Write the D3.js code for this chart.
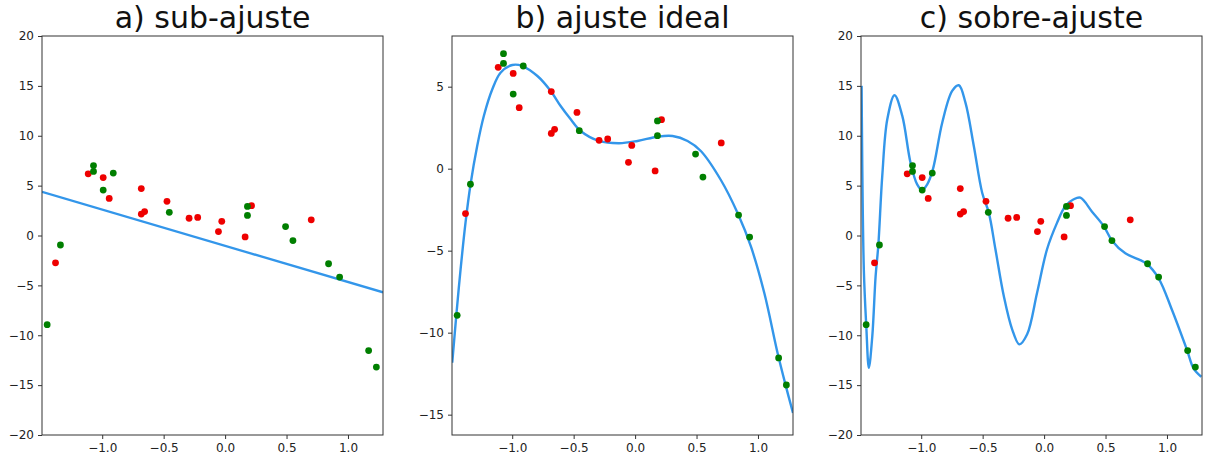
<!DOCTYPE html>
<html>
<head>
<meta charset="utf-8">
<script src="https://cdnjs.cloudflare.com/ajax/libs/d3/7.8.5/d3.min.js"></script>
<style>
  body { margin: 0; background: #fff; }
  svg { display: block; }
  .tick text { font-family: "DejaVu Sans", sans-serif; font-size: 12px; fill: #222; }
  .tick line { stroke: #333; }
  .title { font-family: "DejaVu Sans", sans-serif; font-size: 30px; fill: #111; }
</style>
</head>
<body>
<svg id="svg1" width="1205" height="460"></svg>
<script>
// training points (red) and validation points (green)
var redX = [-1.380, -1.114, -0.992, -0.943, -0.682, -0.682, -0.655, -0.473, -0.293, -0.223, -0.054, -0.027, 0.163, 0.215, 0.701];
var redY = [-2.74, 6.18, 5.81, 3.72, 4.70, 2.15, 2.40, 3.43, 1.73, 1.81, 0.39, 1.42, -0.14, 2.99, 1.57];
var greenX = [-1.448, -1.340, -1.071, -1.071, -0.992, -0.910, -0.454, 0.182, 0.182, 0.492, 0.552, 0.842, 0.932, 1.168, 1.231];
var greenY = [-8.94, -0.95, 7.01, 6.42, 4.55, 6.26, 2.32, 2.91, 2.01, 0.89, -0.51, -2.83, -4.17, -11.54, -13.19];

// fitted curves
var fitAX = [-1.49, 1.285];
var fitAY = [4.38, -5.70];

var fitBX = [-1.488, -1.453, -1.42, -1.380, -1.339, -1.285, -1.231, -1.162, -1.095, -0.999, -0.918, -0.795, -0.687, -0.606, -0.524, -0.443, -0.293, -0.130, 0.020, 0.183, 0.305, 0.427, 0.535, 0.698, 0.835, 0.943, 1.052, 1.160, 1.228, 1.285];
var fitBY = [-11.83, -8.78, -6.13, -3.29, -0.95, 1.38, 3.21, 4.84, 5.85, 6.32, 6.26, 5.65, 4.74, 3.82, 3.01, 2.30, 1.69, 1.55, 1.69, 1.95, 1.99, 1.69, 1.08, -0.69, -2.72, -4.76, -7.60, -11.26, -13.29, -14.90];

var fitCX = [-1.485, -1.467, -1.447, -1.426, -1.398, -1.371, -1.349, -1.317, -1.276, -1.217, -1.154, -1.087, -1.033, -0.992, -0.951, -0.905, -0.829, -0.748, -0.694, -0.640, -0.572, -0.504, -0.450, -0.396, -0.328, -0.260, -0.201, -0.138, -0.057, 0.024, 0.106, 0.173, 0.241, 0.295, 0.390, 0.485, 0.553, 0.661, 0.769, 0.837, 0.932, 1.041, 1.163, 1.216, 1.279];
var fitCY = [15.0, -3.39, -9.08, -13.26, -10.08, -4.06, -0.98, 5.97, 11.65, 14.06, 11.99, 7.30, 5.13, 4.56, 5.13, 6.63, 11.31, 14.49, 15.06, 13.32, 8.98, 4.29, 2.29, -1.38, -6.07, -9.41, -10.91, -9.91, -5.74, -1.38, 1.29, 2.96, 3.63, 3.79, 2.39, 0.95, -0.52, -1.79, -2.39, -2.86, -4.29, -7.47, -11.48, -13.32, -14.16];

var titles = ["a) sub-ajuste", "b) ajuste ideal", "c) sobre-ajuste"];
var xTicks = [-1.0, -0.5, 0.0, 0.5, 1.0];
var yTicksWide = [-20, -15, -10, -5, 0, 5, 10, 15, 20];
var yTicksB = [-15, -10, -5, 0, 5];

var xDomain = [-1.49, 1.285];

var panels = [
  { left: 42, title: titles[0], fx: fitAX, fy: fitAY, yDom: [-20, 20], yTicks: yTicksWide },
  { left: 452, title: titles[1], fx: fitBX, fy: fitBY, yDom: [-16.24, 8.09], yTicks: yTicksB },
  { left: 861, title: titles[2], fx: fitCX, fy: fitCY, yDom: [-20, 20], yTicks: yTicksWide }
];

var plotW = 341;
var plotTop = 36;
var plotH = 399;

var svg = d3.select("#svg1");

panels.forEach(function(p, i) {
  var g = svg.append("g")
    .attr("transform", "translate(" + p.left + "," + plotTop + ")");

  var scaleX = d3.scaleLinear().domain(xDomain).range([0, plotW]);
  var scaleY = d3.scaleLinear().domain(p.yDom).range([plotH, 0]);

  g.append("clipPath").attr("id", "clip" + i)
    .append("rect").attr("width", plotW).attr("height", plotH);

  g.append("g")
    .attr("transform", "translate(0," + plotH + ")")
    .call(d3.axisBottom(scaleX).tickValues(xTicks).tickSize(4).tickPadding(4)
      .tickFormat(function(d) { return d3.format(".1f")(d).replace("-", "\u2212"); }))
    .call(function(a) { a.select(".domain").remove(); });

  g.append("g")
    .call(d3.axisLeft(scaleY).tickValues(p.yTicks).tickSize(4).tickPadding(4)
      .tickFormat(function(d) { return String(d).replace("-", "\u2212"); }))
    .call(function(a) { a.select(".domain").remove(); });

  var fit = p.fx.map(function(x, k) { return [x, p.fy[k]]; });

  var line = d3.line()
    .x(function(d) { return scaleX(d[0]); })
    .y(function(d) { return scaleY(d[1]); })
    .curve(d3.curveCatmullRom.alpha(0.5));

  g.append("path")
    .datum(fit)
    .attr("clip-path", "url(#clip" + i + ")")
    .attr("d", line)
    .attr("fill", "none")
    .attr("stroke", "#3396ea")
    .attr("stroke-width", 2.4);

  g.selectAll(".red")
    .data(redX)
    .enter()
    .append("circle")
    .attr("class", "red")
    .attr("cx", function(d) { return scaleX(d); })
    .attr("cy", function(d, k) { return scaleY(redY[k]); })
    .attr("r", 3.4)
    .attr("fill", "#ee0000");

  g.selectAll(".green")
    .data(greenX)
    .enter()
    .append("circle")
    .attr("class", "green")
    .attr("cx", function(d) { return scaleX(d); })
    .attr("cy", function(d, k) { return scaleY(greenY[k]); })
    .attr("r", 3.4)
    .attr("fill", "#007f00");

  g.append("rect")
    .attr("width", plotW)
    .attr("height", plotH)
    .attr("fill", "none")
    .attr("stroke", "#333")
    .attr("stroke-width", 1);

  svg.append("text")
    .attr("class", "title")
    .attr("x", p.left + plotW / 2)
    .attr("y", 28)
    .attr("text-anchor", "middle")
    .text(p.title);
});
</script>
</body>
</html>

========

TASK REQUIREMENTS: Set the data above down again exactly as given, with no pictures.

SOLUTION TO THIS PROBLEM:
Write the D3.js code for this chart.
<!DOCTYPE html>
<html>
<head>
<meta charset="utf-8">
<script src="https://cdnjs.cloudflare.com/ajax/libs/d3/7.8.5/d3.min.js"></script>
<style>
  body { margin: 0; background: #fff; }
  svg { display: block; }
  .tick text { font-family: "DejaVu Sans", sans-serif; font-size: 12px; fill: #222; }
  .tick line { stroke: #333; }
  .title { font-family: "DejaVu Sans", sans-serif; font-size: 30px; fill: #111; }
</style>
</head>
<body>
<svg id="svg1" width="1205" height="460"></svg>
<script>
// training points (red) and validation points (green)
var redX = [-1.380, -1.114, -0.992, -0.943, -0.682, -0.682, -0.655, -0.473, -0.293, -0.223, -0.054, -0.027, 0.163, 0.215, 0.701];
var redY = [-2.74, 6.18, 5.81, 3.72, 4.70, 2.15, 2.40, 3.43, 1.73, 1.81, 0.39, 1.42, -0.14, 2.99, 1.57];
var greenX = [-1.448, -1.340, -1.071, -1.071, -0.992, -0.910, -0.454, 0.182, 0.182, 0.492, 0.552, 0.842, 0.932, 1.168, 1.231];
var greenY = [-8.94, -0.95, 7.01, 6.42, 4.55, 6.26, 2.32, 2.91, 2.01, 0.89, -0.51, -2.83, -4.17, -11.54, -13.19];

// fitted curves
var fitAX = [-1.49, 1.285];
var fitAY = [4.38, -5.70];

var fitBX = [-1.488, -1.453, -1.42, -1.380, -1.339, -1.285, -1.231, -1.162, -1.095, -0.999, -0.918, -0.795, -0.687, -0.606, -0.524, -0.443, -0.293, -0.130, 0.020, 0.183, 0.305, 0.427, 0.535, 0.698, 0.835, 0.943, 1.052, 1.160, 1.228, 1.285];
var fitBY = [-11.83, -8.78, -6.13, -3.29, -0.95, 1.38, 3.21, 4.84, 5.85, 6.32, 6.26, 5.65, 4.74, 3.82, 3.01, 2.30, 1.69, 1.55, 1.69, 1.95, 1.99, 1.69, 1.08, -0.69, -2.72, -4.76, -7.60, -11.26, -13.29, -14.90];

var fitCX = [-1.485, -1.467, -1.447, -1.426, -1.398, -1.371, -1.349, -1.317, -1.276, -1.217, -1.154, -1.087, -1.033, -0.992, -0.951, -0.905, -0.829, -0.748, -0.694, -0.640, -0.572, -0.504, -0.450, -0.396, -0.328, -0.260, -0.201, -0.138, -0.057, 0.024, 0.106, 0.173, 0.241, 0.295, 0.390, 0.485, 0.553, 0.661, 0.769, 0.837, 0.932, 1.041, 1.163, 1.216, 1.279];
var fitCY = [15.0, -3.39, -9.08, -13.26, -10.08, -4.06, -0.98, 5.97, 11.65, 14.06, 11.99, 7.30, 5.13, 4.56, 5.13, 6.63, 11.31, 14.49, 15.06, 13.32, 8.98, 4.29, 2.29, -1.38, -6.07, -9.41, -10.91, -9.91, -5.74, -1.38, 1.29, 2.96, 3.63, 3.79, 2.39, 0.95, -0.52, -1.79, -2.39, -2.86, -4.29, -7.47, -11.48, -13.32, -14.16];

var titles = ["a) sub-ajuste", "b) ajuste ideal", "c) sobre-ajuste"];
var xTicks = [-1.0, -0.5, 0.0, 0.5, 1.0];
var yTicksWide = [-20, -15, -10, -5, 0, 5, 10, 15, 20];
var yTicksB = [-15, -10, -5, 0, 5];

var xDomain = [-1.49, 1.285];

var panels = [
  { left: 42, title: titles[0], fx: fitAX, fy: fitAY, yDom: [-20, 20], yTicks: yTicksWide },
  { left: 452, title: titles[1], fx: fitBX, fy: fitBY, yDom: [-16.24, 8.09], yTicks: yTicksB },
  { left: 861, title: titles[2], fx: fitCX, fy: fitCY, yDom: [-20, 20], yTicks: yTicksWide }
];

var plotW = 341;
var plotTop = 36;
var plotH = 399;

var svg = d3.select("#svg1");

panels.forEach(function(p, i) {
  var g = svg.append("g")
    .attr("transform", "translate(" + p.left + "," + plotTop + ")");

  var scaleX = d3.scaleLinear().domain(xDomain).range([0, plotW]);
  var scaleY = d3.scaleLinear().domain(p.yDom).range([plotH, 0]);

  g.append("clipPath").attr("id", "clip" + i)
    .append("rect").attr("width", plotW).attr("height", plotH);

  g.append("g")
    .attr("transform", "translate(0," + plotH + ")")
    .call(d3.axisBottom(scaleX).tickValues(xTicks).tickSize(4).tickPadding(4)
      .tickFormat(function(d) { return d3.format(".1f")(d).replace("-", "\u2212"); }))
    .call(function(a) { a.select(".domain").remove(); });

  g.append("g")
    .call(d3.axisLeft(scaleY).tickValues(p.yTicks).tickSize(4).tickPadding(4)
      .tickFormat(function(d) { return String(d).replace("-", "\u2212"); }))
    .call(function(a) { a.select(".domain").remove(); });

  var fit = p.fx.map(function(x, k) { return [x, p.fy[k]]; });

  var line = d3.line()
    .x(function(d) { return scaleX(d[0]); })
    .y(function(d) { return scaleY(d[1]); })
    .curve(d3.curveCatmullRom.alpha(0.5));

  g.append("path")
    .datum(fit)
    .attr("clip-path", "url(#clip" + i + ")")
    .attr("d", line)
    .attr("fill", "none")
    .attr("stroke", "#3396ea")
    .attr("stroke-width", 2.4);

  g.selectAll(".red")
    .data(redX)
    .enter()
    .append("circle")
    .attr("class", "red")
    .attr("cx", function(d) { return scaleX(d); })
    .attr("cy", function(d, k) { return scaleY(redY[k]); })
    .attr("r", 3.4)
    .attr("fill", "#ee0000");

  g.selectAll(".green")
    .data(greenX)
    .enter()
    .append("circle")
    .attr("class", "green")
    .attr("cx", function(d) { return scaleX(d); })
    .attr("cy", function(d, k) { return scaleY(greenY[k]); })
    .attr("r", 3.4)
    .attr("fill", "#007f00");

  g.append("rect")
    .attr("width", plotW)
    .attr("height", plotH)
    .attr("fill", "none")
    .attr("stroke", "#333")
    .attr("stroke-width", 1);

  svg.append("text")
    .attr("class", "title")
    .attr("x", p.left + plotW / 2)
    .attr("y", 28)
    .attr("text-anchor", "middle")
    .text(p.title);
});
</script>
</body>
</html>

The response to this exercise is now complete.